Weakness in coal-fired capacities in China may have an impact on the country's demand for seaborne coal, as renewable energy capacity additions make a significant jump, the analysts said.
"Growth in renewable energy is strong," ANZ said, adding that electricity generated in China this year by renewables in January-October was up 8% on the year, compared with only a 3.9% growth in thermal power generations.
The opening of a major train line in China has been a boost to domestic production this year, the analysts said.
China's 1,815 km Haoji Railway, which is hailed as the world's longest coal-hauling railway line, started operations in September after about seven years of construction.

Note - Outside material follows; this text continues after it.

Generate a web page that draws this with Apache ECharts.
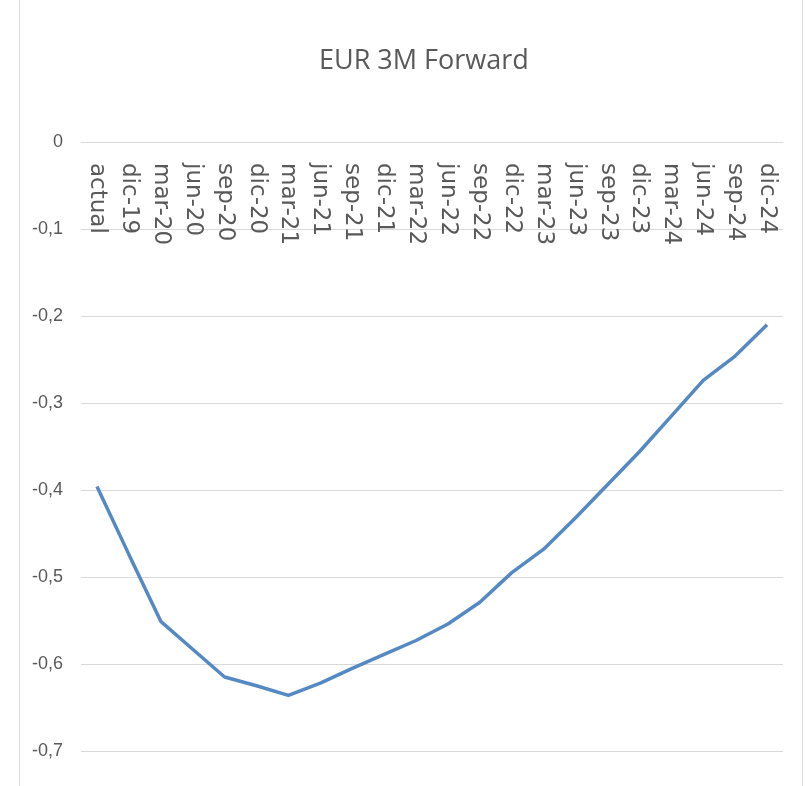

"Lower domestic prices have also impacted demand for imported coal," ANZ noted.
The price of PCC 1 FOB Qinhuangdao 5,500 kcal/kg NAR domestic coal has fallen 6% so far this year, to be assessed Wednesday at Yuan 545/mt, S&P Global Platts data showed.
China has put in place restrictions on Australian coal imports for most part of the year and there is no indication that it may be lifted any time soon, sources said, and this has boosted demand for both Indonesian and Russian origin material.

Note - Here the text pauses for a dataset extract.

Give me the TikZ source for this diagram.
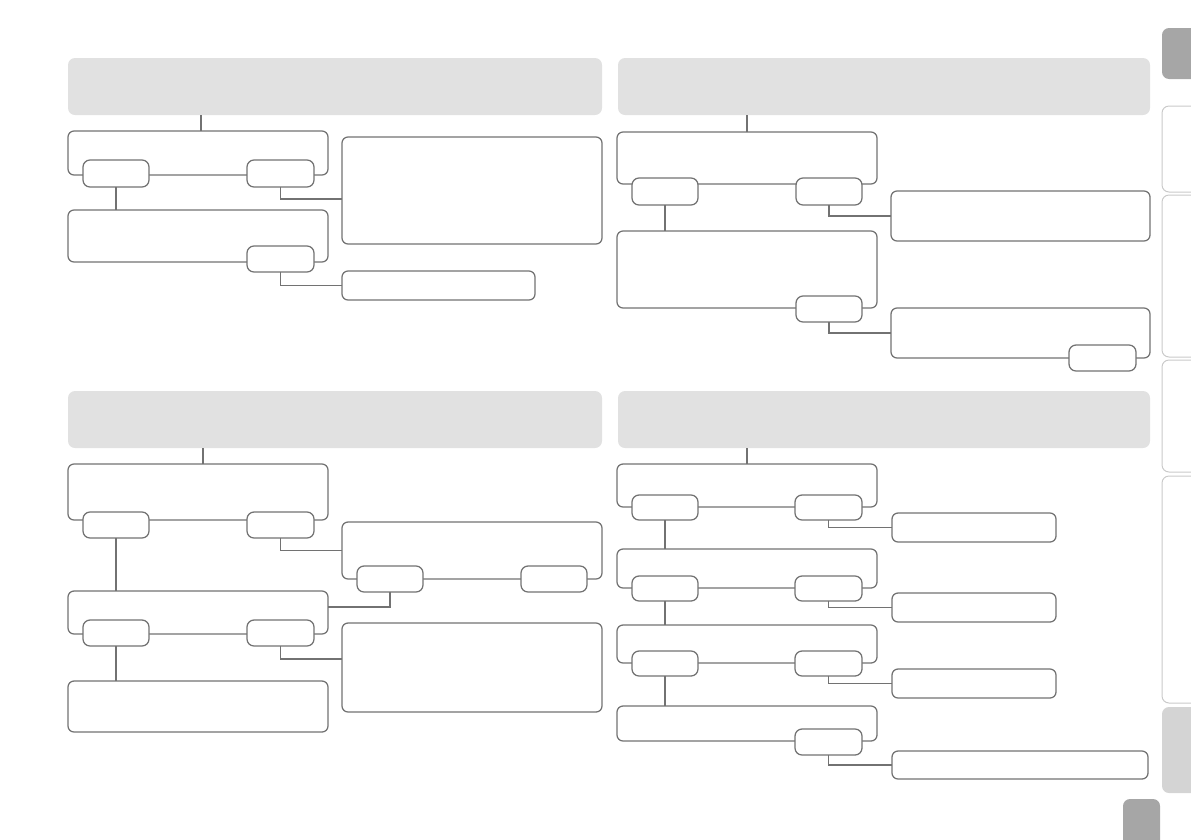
\documentclass[tikz,border=0pt]{standalone}
\usetikzlibrary{calc}
\definecolor{lc}{HTML}{727272}
\definecolor{hdr}{HTML}{E1E1E1}
\definecolor{tabdark}{HTML}{A6A6A6}
\definecolor{tablight}{HTML}{D4D4D4}
\definecolor{tabline}{HTML}{CACACA}
\tikzset{
  box/.style={draw=lc, line width=1.25pt, rounded corners=6pt, fill=white, inner sep=0pt, outer sep=0pt, anchor=north west},
  pill/.style={box, rounded corners=7pt},
  header/.style={fill=hdr, rounded corners=7pt, inner sep=0pt, outer sep=0pt, anchor=north west},
  conn/.style={draw=lc, line width=1.25pt},
  tabout/.style={draw=tabline, line width=1pt, rounded corners=7pt},
}
\newcommand{\bx}[6]{\node[#1, minimum width=#4-#2, minimum height=#5-#3] (#6) at (#2,#3) {};}
\begin{document}
\begin{tikzpicture}[x=1pt,y=-1pt]
\useasboundingbox (0,0) rectangle (1191,839);
% ---------- side tabs ----------
\node[header, fill=tabdark, minimum width=45, minimum height=51] (tab1) at (1162,28) {};
\draw[tabout] (1200,106) -- (1162,106) -- (1162,192) -- (1200,192);
\draw[tabout] (1200,195) -- (1162,195) -- (1162,357) -- (1200,357);
\draw[tabout] (1200,360) -- (1162,360) -- (1162,472) -- (1200,472);
\draw[tabout] (1200,476) -- (1162,476) -- (1162,703) -- (1200,703);
\node[header, fill=tablight, minimum width=45, minimum height=86] (tab6) at (1162,707) {};
\node[header, fill=tabdark, minimum width=37, minimum height=50] (pagebox) at (1123,799) {};
% ---------- headers ----------
\node[header, minimum width=534, minimum height=57] (H1) at (68,58) {};
\node[header, minimum width=532, minimum height=57] (H2) at (618,58) {};
\node[header, minimum width=534, minimum height=57] (H3) at (68,391) {};
\node[header, minimum width=532, minimum height=57] (H4) at (618,391) {};
% ---------- panel 1 ----------
\bx{box}{68}{131}{328}{175}{A}
\bx{box}{68}{210}{328}{262}{B}
\bx{box}{342}{137}{602}{244}{C}
\bx{box}{342}{271}{535}{300}{D}
\bx{pill}{83}{160}{149}{187}{A1}
\bx{pill}{247}{160}{314}{187}{A2}
\bx{pill}{247}{246}{314}{272}{B1}
\coordinate (y1) at (0,199);
\draw[conn] ([xshift=3pt]A.north) -- ([xshift=3pt]A.north |- H1.south);
\draw[conn] (A1.south) -- (A1.south |- B.north);
\draw[conn] (A2.south) |- (C.west |- y1);
\draw[conn] (B1.south) |- (D.west);
% ---------- panel 2 ----------
\bx{box}{617}{132}{877}{184}{E}
\bx{box}{617}{231}{877}{308}{F}
\bx{box}{891}{191}{1150}{241}{G}
\bx{box}{891}{308}{1150}{358}{Hb}
\bx{pill}{632}{178}{698}{205}{E1}
\bx{pill}{796}{178}{862}{205}{E2}
\bx{pill}{796}{296}{862}{322}{F1}
\bx{pill}{1069}{345}{1136}{371}{H1p}
\draw[conn] (E.north) -- (E.north |- H2.south);
\draw[conn] (E1.south) -- (E1.south |- F.north);
\draw[conn] (E2.south) |- (G.west);
\draw[conn] (F1.south) |- (Hb.west);
% ---------- panel 3 ----------
\bx{box}{68}{464}{328}{520}{I}
\bx{box}{68}{591}{328}{634}{J}
\bx{box}{68}{681}{328}{732}{K}
\bx{box}{342}{522}{602}{579}{L}
\bx{box}{342}{623}{602}{712}{M}
\bx{pill}{83}{512}{149}{538}{I1}
\bx{pill}{247}{512}{314}{538}{I2}
\bx{pill}{83}{620}{149}{646}{J1}
\bx{pill}{247}{620}{314}{646}{J2}
\bx{pill}{357}{566}{423}{592}{L1}
\bx{pill}{521}{566}{587}{592}{L2}
\coordinate (y2) at (0,607);
\coordinate (y3) at (0,659);
\draw[conn] ([xshift=5pt]I.north) -- ([xshift=5pt]I.north |- H3.south);
\draw[conn] (I1.south) -- (I1.south |- J.north);
\draw[conn] (J1.south) -- (J1.south |- K.north);
\draw[conn] (I2.south) |- (L.west);
\draw[conn] (L1.south) |- (J.east |- y2);
\draw[conn] (J2.south) |- (M.west |- y3);
% ---------- panel 4 ----------
\bx{box}{617}{464}{877}{507}{P1}
\bx{box}{617}{549}{877}{588}{P2}
\bx{box}{617}{625}{877}{663}{P3}
\bx{box}{617}{706}{877}{741}{P4}
\bx{box}{892}{513}{1056}{542}{N1}
\bx{box}{892}{593}{1056}{622}{N2}
\bx{box}{892}{669}{1056}{698}{N3}
\bx{box}{892}{751}{1148}{779}{N4}
\bx{pill}{632}{495}{698}{520}{P1a}
\bx{pill}{795}{495}{862}{520}{P1b}
\bx{pill}{632}{576}{698}{601}{P2a}
\bx{pill}{795}{576}{862}{601}{P2b}
\bx{pill}{632}{651}{698}{676}{P3a}
\bx{pill}{795}{651}{862}{676}{P3b}
\bx{pill}{795}{729}{862}{755}{P4b}
\draw[conn] (P1.north) -- (P1.north |- H4.south);
\draw[conn] (P1a.south) -- (P1a.south |- P2.north);
\draw[conn] (P2a.south) -- (P2a.south |- P3.north);
\draw[conn] (P3a.south) -- (P3a.south |- P4.north);
\draw[conn] (P1b.south) |- (N1.west);
\draw[conn] (P2b.south) |- (N2.west);
\draw[conn] (P3b.south) |- (N3.west);
\draw[conn] (P4b.south) |- (N4.west);
\end{tikzpicture}
\end{document}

Over the last few years, China has also tried to restrict imports by introducing the quota system to limit annual seaborne cargo arrivals at various ports across the country.

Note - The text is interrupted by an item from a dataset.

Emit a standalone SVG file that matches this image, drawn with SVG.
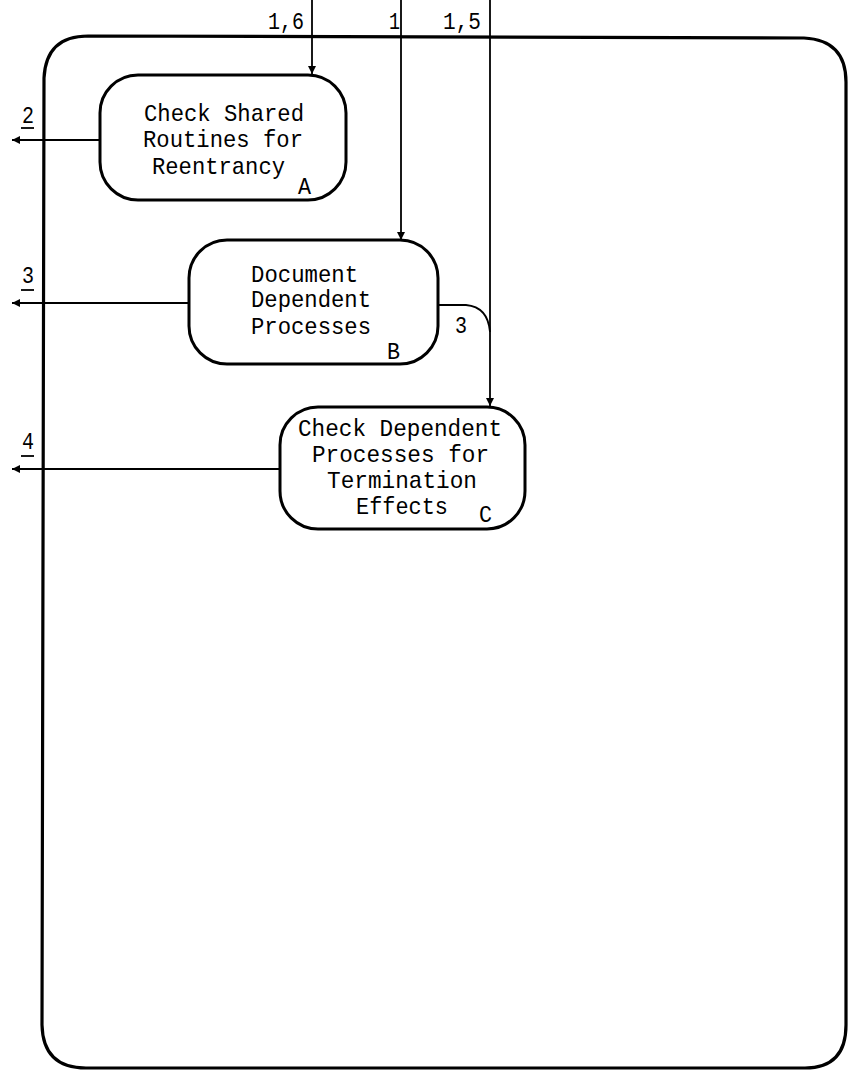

Despite the restrictions, China imported 299.3 million mt of coal, including thermal and coking coal, over January-November, up 10.2% on the year, exceeding its 2018 full year import volume of 281 million mt, recent customs data showed.
"We expect China's quota system to have only a minor impact on coal imports," ANZ said. "The increased regulations are a result of high inventories in China, which have weighed on domestic prices."
China has stocks enough to last for 22 days of coal burn, according to sources.